Sunday, July 24, 2011





'I'll be in the cloud, looking down on you
and watching to see...'

I
think our tendency is to be superficial with the word of God. And to read it. And make one or two comments, and then pass on.

You can always tell an immature or ill-prepared preacher by his invoking too many texts for one message. As if to say, ‘I don’t have any real insight, but I’m giving you the scripture.’ And then, he’ll go on to another scripture, and another and another. So, in the end, the people don’t receive anything of value. He would be better off – and you would be better off! – to choose fewer texts, maybe even one! And really burrow into that, and extract and bring out its meaning and its life-giving quality than jump from text to text to text just to fill the hour.
So, just superficially, just to give you an idea – and I haven’t prepared myself – it begins with a reference to ‘so great a cloud of witnesses.’
Who in the world, in the church today, so much as has a consciousness that we are encircled by a cloud of invisible witnesses? Who?!
For most christians, and even most pastors, such a reference would be dismissed as fable or myth or just poetic use of language and is not intended to convey any literal and actual meaning! Well, the church is finished before it begins – if that’s the attitude of its ministers!
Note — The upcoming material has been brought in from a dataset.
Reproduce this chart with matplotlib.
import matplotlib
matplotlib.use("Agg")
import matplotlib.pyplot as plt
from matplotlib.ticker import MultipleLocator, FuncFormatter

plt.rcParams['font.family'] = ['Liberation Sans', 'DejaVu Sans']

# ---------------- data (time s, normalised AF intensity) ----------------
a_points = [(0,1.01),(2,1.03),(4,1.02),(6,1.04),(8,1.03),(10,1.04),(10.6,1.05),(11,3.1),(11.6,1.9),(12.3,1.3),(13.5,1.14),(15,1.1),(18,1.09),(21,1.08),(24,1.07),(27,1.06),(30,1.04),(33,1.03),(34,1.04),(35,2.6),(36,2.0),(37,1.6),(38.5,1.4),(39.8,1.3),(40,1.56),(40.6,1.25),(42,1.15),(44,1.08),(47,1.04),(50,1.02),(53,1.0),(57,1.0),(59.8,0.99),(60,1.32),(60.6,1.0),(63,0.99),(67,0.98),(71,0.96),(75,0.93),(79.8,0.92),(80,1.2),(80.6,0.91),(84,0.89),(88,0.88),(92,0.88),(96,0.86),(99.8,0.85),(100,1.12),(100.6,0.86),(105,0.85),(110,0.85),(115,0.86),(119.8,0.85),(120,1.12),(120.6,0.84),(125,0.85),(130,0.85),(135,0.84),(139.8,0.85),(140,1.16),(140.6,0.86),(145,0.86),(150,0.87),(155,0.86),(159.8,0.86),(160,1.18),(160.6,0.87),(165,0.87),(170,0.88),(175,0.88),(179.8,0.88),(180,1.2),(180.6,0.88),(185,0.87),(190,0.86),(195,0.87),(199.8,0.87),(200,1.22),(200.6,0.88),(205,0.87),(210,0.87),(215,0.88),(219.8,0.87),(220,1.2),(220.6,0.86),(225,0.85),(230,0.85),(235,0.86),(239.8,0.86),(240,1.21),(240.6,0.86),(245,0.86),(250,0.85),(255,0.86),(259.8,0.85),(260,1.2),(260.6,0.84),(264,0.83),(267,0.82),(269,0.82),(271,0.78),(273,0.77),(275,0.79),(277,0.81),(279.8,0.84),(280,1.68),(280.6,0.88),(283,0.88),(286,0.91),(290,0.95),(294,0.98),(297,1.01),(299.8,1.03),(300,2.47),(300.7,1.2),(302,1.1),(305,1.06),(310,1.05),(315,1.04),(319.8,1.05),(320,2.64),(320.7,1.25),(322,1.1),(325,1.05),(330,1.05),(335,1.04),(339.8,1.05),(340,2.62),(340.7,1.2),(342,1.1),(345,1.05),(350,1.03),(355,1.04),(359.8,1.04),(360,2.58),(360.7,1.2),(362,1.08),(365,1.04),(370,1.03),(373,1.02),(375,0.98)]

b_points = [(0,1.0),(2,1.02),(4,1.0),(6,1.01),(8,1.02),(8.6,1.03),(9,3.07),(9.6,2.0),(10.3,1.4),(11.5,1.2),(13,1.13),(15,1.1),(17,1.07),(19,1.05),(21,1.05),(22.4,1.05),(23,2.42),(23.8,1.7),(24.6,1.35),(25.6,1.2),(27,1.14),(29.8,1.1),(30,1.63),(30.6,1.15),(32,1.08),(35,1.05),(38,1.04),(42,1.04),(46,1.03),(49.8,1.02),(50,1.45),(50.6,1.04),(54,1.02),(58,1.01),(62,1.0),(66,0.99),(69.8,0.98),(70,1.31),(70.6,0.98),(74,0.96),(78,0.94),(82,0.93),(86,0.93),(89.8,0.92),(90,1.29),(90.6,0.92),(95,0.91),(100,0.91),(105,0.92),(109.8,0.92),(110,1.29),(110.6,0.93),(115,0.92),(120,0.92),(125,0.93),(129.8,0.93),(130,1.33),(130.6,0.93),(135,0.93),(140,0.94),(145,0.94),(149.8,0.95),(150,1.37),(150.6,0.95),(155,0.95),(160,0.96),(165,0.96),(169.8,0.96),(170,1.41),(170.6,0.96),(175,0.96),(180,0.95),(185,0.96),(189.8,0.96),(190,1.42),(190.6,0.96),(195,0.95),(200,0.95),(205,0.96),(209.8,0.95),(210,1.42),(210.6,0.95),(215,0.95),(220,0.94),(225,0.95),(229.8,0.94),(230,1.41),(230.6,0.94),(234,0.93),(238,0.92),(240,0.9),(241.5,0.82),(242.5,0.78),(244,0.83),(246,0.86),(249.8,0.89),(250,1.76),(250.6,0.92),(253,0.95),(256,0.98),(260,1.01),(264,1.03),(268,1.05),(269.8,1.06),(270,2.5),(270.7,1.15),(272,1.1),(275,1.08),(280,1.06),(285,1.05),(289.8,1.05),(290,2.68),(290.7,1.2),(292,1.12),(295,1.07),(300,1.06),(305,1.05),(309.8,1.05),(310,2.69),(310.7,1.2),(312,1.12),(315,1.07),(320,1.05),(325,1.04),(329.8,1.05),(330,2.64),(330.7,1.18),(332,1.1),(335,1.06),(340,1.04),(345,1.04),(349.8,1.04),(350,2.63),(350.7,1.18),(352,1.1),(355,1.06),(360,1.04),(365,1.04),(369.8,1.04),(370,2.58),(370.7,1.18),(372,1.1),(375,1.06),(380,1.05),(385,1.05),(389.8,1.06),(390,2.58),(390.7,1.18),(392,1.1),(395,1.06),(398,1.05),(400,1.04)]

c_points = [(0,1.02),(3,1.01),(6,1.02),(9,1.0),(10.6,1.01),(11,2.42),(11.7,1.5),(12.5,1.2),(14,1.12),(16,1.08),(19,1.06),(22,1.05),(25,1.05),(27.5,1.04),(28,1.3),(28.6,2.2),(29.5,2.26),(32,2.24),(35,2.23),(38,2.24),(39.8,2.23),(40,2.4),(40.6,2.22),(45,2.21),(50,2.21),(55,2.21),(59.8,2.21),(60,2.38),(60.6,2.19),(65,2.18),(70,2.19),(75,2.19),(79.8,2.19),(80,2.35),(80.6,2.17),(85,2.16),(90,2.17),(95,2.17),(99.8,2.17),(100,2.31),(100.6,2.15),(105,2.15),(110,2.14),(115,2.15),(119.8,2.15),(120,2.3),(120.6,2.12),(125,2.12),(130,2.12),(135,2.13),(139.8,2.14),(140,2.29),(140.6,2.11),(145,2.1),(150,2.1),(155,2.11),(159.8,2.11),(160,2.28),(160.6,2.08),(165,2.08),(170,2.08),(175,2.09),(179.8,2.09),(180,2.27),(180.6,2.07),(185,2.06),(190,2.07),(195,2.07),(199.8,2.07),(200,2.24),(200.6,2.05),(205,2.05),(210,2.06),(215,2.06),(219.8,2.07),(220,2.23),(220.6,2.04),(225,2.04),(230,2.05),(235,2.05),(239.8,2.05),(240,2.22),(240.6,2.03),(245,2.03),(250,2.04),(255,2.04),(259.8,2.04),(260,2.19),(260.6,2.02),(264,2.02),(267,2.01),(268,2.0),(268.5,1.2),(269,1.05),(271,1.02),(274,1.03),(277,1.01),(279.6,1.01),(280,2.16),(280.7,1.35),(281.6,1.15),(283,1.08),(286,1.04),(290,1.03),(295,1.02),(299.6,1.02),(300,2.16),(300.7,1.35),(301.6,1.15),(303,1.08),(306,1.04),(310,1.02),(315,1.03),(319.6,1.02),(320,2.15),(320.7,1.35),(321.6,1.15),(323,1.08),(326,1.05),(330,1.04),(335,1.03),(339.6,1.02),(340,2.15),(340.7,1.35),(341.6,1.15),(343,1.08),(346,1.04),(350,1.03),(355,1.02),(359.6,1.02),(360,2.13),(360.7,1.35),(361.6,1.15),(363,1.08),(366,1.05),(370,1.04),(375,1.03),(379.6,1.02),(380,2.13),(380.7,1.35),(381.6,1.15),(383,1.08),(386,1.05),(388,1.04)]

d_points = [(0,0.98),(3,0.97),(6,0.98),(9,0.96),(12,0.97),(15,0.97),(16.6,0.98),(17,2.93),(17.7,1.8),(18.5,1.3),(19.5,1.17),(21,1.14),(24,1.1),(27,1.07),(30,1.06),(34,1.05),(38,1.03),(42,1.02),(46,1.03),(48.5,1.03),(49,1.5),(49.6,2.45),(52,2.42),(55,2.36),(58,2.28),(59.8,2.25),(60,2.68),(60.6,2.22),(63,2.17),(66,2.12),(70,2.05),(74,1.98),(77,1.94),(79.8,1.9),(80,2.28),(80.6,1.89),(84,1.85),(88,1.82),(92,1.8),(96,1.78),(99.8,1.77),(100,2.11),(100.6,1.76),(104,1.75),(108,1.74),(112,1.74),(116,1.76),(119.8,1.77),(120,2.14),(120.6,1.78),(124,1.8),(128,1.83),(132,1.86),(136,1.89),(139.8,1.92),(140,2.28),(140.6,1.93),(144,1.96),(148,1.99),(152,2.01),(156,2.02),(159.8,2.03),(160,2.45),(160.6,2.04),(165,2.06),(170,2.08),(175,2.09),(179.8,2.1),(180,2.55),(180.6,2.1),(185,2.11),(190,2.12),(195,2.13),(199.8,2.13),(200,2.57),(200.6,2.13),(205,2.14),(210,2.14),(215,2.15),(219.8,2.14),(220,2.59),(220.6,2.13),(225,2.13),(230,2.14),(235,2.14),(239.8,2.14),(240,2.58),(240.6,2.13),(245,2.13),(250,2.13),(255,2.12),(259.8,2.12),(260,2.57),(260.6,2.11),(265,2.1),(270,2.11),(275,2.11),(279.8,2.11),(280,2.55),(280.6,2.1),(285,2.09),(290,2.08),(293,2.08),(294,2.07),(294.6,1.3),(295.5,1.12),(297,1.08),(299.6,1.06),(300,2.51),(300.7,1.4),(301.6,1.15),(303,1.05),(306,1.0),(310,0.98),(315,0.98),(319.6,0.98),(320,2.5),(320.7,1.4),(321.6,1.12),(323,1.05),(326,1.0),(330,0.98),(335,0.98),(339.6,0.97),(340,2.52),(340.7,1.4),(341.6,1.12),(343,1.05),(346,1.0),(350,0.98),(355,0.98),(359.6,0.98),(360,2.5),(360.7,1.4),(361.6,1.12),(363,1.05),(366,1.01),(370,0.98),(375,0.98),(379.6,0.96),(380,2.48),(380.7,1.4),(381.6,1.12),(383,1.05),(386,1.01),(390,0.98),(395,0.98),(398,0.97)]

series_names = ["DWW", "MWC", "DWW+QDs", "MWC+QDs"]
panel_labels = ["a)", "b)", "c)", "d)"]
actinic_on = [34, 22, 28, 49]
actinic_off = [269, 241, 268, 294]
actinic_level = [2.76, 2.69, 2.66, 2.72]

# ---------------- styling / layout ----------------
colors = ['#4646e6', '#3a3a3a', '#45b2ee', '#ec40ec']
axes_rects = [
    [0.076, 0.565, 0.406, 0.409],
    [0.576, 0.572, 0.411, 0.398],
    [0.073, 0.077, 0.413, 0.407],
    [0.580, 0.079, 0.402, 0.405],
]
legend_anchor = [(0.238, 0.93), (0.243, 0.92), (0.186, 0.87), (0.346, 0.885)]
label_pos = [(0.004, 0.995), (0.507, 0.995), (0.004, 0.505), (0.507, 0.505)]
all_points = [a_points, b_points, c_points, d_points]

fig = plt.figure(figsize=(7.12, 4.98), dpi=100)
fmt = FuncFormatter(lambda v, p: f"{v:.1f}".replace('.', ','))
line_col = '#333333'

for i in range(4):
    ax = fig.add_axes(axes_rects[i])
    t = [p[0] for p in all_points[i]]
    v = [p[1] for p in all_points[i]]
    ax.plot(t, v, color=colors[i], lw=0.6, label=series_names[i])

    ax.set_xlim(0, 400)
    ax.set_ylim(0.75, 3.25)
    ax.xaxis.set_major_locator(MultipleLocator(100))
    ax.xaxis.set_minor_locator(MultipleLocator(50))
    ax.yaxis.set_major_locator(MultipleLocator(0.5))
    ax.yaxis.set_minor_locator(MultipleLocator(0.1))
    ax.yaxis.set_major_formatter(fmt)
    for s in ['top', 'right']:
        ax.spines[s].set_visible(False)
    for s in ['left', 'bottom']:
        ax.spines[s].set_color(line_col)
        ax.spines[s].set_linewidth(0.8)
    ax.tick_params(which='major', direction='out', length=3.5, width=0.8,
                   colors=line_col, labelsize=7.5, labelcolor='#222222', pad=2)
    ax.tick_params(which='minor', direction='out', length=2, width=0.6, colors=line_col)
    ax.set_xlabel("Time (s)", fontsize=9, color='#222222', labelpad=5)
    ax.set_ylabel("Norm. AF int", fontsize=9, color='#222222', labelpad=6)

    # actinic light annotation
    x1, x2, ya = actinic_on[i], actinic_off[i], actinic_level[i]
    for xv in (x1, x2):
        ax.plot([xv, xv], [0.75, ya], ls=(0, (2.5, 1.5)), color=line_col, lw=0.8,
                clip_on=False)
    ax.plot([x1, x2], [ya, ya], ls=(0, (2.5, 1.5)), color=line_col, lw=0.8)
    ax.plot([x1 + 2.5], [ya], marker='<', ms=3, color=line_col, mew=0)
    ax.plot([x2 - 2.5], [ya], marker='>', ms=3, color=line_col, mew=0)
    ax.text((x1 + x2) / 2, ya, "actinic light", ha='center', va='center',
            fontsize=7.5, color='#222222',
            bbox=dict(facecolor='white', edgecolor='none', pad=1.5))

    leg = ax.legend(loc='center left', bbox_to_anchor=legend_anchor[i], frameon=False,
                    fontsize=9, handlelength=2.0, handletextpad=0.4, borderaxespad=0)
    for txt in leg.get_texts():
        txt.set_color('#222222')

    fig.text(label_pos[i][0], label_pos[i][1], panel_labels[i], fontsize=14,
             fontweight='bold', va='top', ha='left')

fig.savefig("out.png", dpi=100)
Would you believe that as humble as this building is and as ordinary as we ourselves are, that this morning we have above us a cloud of invisible witnesses? That, in God’s sight, this occasion is that important that the Captain of the host orders his spiritual troops, so to speak, and marshals them for the magnitude of the event that is at hand. And, he would not consider it extravagant to gather up select saints who have gone before us. They’ve passed on, they’ve died in faith, they’ve died in service, they’ve died violently or of old age – it doesn’t matter. He knows them. They’re with him. And they have an investment; they have a vested interest in what is taking place here. They probably have a history in Africa, probably a history in Uganda, maybe even the bishop that we saw when we visited the Archbishop of Kampala yesterday on the way here. He showed us the portraits of the bishops that have preceded him. And, he said ‘this one died violently at the hands of Idi Amin.’ He might be in the cloud this morning.
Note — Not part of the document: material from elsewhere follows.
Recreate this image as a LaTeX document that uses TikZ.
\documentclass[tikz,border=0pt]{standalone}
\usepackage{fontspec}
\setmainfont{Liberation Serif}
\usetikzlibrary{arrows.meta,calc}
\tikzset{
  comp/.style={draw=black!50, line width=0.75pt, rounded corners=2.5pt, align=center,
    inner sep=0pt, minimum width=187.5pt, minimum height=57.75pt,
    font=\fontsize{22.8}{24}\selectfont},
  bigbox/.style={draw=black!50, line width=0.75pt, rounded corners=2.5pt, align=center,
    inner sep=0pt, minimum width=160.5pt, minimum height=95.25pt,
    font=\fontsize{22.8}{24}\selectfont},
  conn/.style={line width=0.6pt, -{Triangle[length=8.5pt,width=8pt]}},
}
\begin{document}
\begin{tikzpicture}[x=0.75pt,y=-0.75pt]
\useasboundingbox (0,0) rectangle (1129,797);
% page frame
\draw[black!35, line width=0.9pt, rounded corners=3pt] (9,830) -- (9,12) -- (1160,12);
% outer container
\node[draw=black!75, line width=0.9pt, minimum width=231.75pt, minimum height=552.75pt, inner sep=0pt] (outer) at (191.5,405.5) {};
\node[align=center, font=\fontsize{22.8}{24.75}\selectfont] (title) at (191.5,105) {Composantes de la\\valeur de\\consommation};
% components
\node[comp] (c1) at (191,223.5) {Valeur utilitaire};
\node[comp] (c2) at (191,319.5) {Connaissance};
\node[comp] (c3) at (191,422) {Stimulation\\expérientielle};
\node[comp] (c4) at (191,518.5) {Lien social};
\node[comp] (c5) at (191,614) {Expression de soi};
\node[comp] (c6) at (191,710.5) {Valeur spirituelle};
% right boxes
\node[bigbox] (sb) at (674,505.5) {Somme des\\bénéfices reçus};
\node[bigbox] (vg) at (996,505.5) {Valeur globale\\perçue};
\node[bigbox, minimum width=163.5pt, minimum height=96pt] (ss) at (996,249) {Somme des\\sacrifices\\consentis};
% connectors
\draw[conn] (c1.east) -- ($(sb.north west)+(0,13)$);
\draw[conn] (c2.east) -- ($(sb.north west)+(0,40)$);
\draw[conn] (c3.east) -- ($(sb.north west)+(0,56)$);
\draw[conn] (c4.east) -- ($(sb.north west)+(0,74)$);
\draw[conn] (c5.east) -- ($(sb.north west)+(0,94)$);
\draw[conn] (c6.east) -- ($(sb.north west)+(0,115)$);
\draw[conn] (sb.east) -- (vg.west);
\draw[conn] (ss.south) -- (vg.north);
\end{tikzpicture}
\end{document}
Because we’re told they are not complete without us. ‘God, having provided some better thing for us that they without us should not be made perfect.’
Listen, dear saints, we are in an unbroken continuum with every saint of the past with the great work of God from its inception in time and history to this present moment! There is an unbroken continuum of what has gone before us and what is yet future about which we need to be conscious. Or else, we are sticks in the mud, fixed in our little location and in our little moment of time, and we lose the entire breadth of the magnitude and the glory of that to which we have been called and have part…
We cannot lack this compass of times and eternity future, of which we are a present factor adding to those who have gone before who are not out of the picture. They’re looking on! Why? Because they’re not complete without us. That for which they strived for and died was not accomplished. But it was a contribution, and they’re waiting for the completion and consummation that will justify their sacrifice and their labors and prayer by what happens to us. And the day is not distant when we’ll be in the cloud if the Lord does not yet come.
I’ll be in the cloud, looking down on you and watching to see if you have hearkened to what was spoken when I was with you and that you’re going on in it.
It’s remarkable how little we are told about this! But, the little that we are told should be registered upon our consciousness – deeply!